Monday, April 19, 2010

Economic Geography

Interesting. P-Kroog's address to the American Association of Geographers.

Excerpt:

Many economic geographers proper were furious at the rise of the new geographical economics. That was predictable: near the end of that 1990 monograph I foretold the reaction, and also explained why I was doing what I was doing:

“The geographers themselves probably won’t like this: the economics profession’s simultaneous love for rigor and contempt for realism will surely prove infuriating. I do not come here, however, to fight against the sociology of my profession, but to exploit it: by demonstrating that models of economic geography can be cute and fun, I hope to attract other people into tilling this nearly virgin soil.”

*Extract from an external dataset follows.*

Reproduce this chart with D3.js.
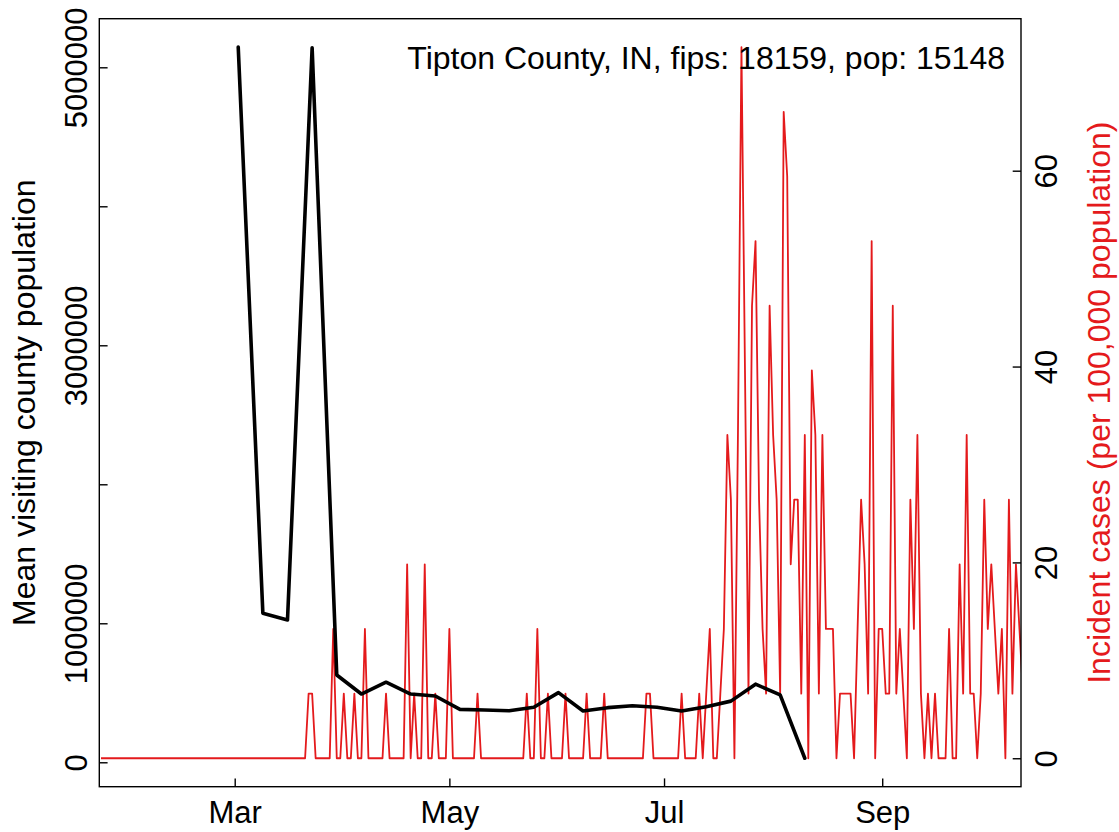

Actually, the reaction was even worse than I expected. As it happens, starting in the 1980s many geographers were moving even further from mainstream economics -- there was a widespread rejection not just of the assumptions of rational behavior and equilibrium, but of the whole notion of mathematical modeling and even the use of quantitative methods


(Nod to Neanderbill)

3 comments:

Tom said...

Krugman keeps living down to my expectations. I can't fathom why people are still paying attention to this man.

Anonymous said...

Post Modernism has taken over many a geography department. My guess is it's the old "math (and econometrics) is hard" canard. What to do? Follow the English department into the post-modern mosh pit.

PLW said...

I'm confused by Tom's response. You can't understand why people in some field (new economic geography) pay attention to the person who basically founded their field? I think there would need to be pretty exceptional circumstances for that not to be true.